The slow log could only give me so much info — i.e. that a specific query is slow, but not necessarily which part of the query is slow. (Or perhaps it could but I just am not reading it properly)

It might be worth making another topic about optimising the query. You can take a look at the _explain endpoint to get a better idea of what it's doing though.

Are you talking about this: https://www.elastic.co/guide/en/elasticsearch/reference/6.8/search-explain.html

The explain api computes a score explanation for a query and a specific document. This can give useful feedback whether a document matches or didn’t match a specific query.

Because I don’t understand how that is helping. It asks me to supply a single document in the original result and then show how it is matching — but we are searching 40 million entries so the single document analysis does not actually help me pinpoint what is wrong.

Perhaps you are talking about something different — if so, let me know, thanks!

Yeah, but you're right in that it's not useful here. Not sure what I was thinking there sorry!

I have now been able to see the slow logs and identified the queries are against a specific index — however, the slow log does not show the actual query. We have many different kinds of searches:

  • some are simple
  • some involve complex bool clauses
  • some involve complex aggregations

Having just the index name does not help. Is there a way to find the exact search (perhaps get the body of the search)?

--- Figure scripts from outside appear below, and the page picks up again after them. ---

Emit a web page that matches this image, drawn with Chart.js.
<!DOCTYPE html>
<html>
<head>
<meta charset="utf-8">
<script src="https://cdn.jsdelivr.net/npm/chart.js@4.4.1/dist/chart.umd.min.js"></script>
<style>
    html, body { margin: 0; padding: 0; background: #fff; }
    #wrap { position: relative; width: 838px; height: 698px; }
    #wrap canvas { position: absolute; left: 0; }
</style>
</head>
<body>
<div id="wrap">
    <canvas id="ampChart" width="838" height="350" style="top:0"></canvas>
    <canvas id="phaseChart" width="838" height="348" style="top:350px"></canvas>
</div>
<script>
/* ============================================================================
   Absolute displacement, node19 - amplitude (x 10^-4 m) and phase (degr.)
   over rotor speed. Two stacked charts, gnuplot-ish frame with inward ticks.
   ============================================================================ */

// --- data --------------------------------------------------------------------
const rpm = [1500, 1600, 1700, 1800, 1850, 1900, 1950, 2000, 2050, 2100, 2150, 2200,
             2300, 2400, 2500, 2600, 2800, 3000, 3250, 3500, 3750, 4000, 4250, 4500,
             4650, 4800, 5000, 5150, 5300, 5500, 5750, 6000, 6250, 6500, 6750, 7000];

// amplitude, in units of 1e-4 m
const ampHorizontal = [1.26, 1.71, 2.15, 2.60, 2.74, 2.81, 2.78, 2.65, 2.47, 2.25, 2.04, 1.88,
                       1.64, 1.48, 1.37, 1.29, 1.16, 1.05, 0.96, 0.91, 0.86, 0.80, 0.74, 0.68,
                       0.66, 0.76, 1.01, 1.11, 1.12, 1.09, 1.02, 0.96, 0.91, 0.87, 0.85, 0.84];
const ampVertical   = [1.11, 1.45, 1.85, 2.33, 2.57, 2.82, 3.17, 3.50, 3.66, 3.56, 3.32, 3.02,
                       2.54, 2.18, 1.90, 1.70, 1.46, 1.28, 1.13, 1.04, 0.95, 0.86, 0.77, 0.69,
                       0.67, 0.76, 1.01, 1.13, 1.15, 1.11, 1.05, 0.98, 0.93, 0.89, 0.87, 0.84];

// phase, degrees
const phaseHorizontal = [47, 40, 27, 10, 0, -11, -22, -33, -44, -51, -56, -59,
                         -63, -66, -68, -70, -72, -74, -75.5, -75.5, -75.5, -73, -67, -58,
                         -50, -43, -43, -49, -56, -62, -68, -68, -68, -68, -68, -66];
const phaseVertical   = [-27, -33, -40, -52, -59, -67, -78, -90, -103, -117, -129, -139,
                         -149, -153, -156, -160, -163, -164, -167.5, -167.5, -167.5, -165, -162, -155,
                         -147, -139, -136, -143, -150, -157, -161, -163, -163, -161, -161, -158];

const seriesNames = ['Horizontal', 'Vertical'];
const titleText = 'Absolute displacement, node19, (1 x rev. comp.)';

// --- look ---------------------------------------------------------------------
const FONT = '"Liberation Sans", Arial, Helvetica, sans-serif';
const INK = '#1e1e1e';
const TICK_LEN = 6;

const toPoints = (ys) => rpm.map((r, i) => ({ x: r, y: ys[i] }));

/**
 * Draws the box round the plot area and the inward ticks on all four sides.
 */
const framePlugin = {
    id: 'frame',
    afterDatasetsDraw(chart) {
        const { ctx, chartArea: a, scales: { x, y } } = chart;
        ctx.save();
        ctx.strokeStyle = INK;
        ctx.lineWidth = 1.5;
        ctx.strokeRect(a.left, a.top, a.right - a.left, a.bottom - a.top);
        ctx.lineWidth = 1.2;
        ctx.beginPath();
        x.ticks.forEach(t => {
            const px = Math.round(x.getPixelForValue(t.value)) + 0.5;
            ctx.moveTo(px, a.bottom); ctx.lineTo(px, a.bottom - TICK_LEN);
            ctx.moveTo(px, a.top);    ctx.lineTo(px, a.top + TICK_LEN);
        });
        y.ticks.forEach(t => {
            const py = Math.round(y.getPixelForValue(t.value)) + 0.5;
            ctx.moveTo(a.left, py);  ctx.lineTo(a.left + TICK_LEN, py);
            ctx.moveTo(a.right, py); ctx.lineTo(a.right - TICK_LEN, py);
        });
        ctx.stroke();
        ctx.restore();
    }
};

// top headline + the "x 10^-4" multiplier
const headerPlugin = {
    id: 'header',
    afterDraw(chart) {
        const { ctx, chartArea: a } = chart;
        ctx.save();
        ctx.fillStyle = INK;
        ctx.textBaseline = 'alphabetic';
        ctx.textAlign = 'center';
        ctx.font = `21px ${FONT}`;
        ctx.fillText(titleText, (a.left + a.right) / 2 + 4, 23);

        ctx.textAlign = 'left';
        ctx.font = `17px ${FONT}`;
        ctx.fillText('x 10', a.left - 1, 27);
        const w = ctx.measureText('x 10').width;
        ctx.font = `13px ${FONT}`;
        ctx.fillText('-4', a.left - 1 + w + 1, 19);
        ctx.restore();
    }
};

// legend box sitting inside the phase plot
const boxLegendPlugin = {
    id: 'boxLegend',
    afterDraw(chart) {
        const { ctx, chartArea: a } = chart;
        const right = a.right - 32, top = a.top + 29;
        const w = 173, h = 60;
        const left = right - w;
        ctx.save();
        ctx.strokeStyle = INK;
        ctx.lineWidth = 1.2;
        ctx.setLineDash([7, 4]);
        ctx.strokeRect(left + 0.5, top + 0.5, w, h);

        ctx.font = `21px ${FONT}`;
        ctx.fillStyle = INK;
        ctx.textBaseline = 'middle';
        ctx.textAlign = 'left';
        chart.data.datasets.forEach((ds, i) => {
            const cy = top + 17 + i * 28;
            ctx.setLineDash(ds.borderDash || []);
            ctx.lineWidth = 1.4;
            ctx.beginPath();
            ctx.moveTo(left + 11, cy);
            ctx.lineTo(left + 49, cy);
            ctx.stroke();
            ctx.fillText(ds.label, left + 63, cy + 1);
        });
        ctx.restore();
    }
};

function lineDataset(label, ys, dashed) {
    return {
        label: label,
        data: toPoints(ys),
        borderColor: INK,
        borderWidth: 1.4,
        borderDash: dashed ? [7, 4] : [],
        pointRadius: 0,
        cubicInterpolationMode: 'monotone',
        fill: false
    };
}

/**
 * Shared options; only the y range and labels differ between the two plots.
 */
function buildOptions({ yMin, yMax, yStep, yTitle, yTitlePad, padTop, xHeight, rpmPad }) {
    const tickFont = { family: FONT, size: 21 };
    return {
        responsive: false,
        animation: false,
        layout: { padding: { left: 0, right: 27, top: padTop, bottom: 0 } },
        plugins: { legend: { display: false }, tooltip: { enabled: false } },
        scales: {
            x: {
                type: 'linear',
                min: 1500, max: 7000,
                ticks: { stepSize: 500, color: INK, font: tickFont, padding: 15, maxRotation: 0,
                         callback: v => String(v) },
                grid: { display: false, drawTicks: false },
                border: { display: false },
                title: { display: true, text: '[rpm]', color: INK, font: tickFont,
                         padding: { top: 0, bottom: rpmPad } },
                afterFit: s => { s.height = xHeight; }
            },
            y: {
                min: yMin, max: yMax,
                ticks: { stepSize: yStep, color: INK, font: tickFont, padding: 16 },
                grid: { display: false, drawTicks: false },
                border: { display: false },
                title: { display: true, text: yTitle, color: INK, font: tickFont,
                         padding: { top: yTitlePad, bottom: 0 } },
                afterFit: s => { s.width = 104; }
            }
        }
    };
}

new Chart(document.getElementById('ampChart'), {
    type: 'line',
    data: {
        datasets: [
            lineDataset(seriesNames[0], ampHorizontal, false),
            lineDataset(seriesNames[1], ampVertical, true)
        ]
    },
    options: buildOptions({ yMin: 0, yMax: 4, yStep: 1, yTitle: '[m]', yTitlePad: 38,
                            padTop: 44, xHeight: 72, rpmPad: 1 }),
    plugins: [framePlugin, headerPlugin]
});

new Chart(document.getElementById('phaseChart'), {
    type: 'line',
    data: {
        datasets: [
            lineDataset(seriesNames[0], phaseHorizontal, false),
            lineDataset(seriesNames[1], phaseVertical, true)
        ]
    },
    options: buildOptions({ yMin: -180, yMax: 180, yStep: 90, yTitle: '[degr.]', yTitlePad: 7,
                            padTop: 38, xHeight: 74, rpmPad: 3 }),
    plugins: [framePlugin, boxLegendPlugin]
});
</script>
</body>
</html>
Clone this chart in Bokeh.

It should be showing up in the source field as per https://www.elastic.co/guide/en/elasticsearch/reference/7.10/index-modules-slowlog.html#_identifying_search_slow_log_origin

You may also want to reduce the default threadholds to a lower number to try to catch more queries.

Related to this, is it in fact possible to output these slow logs as JSON or Logstash or within the internal Kibana monitoring somehow?

Some of the lines are so long that they get truncated.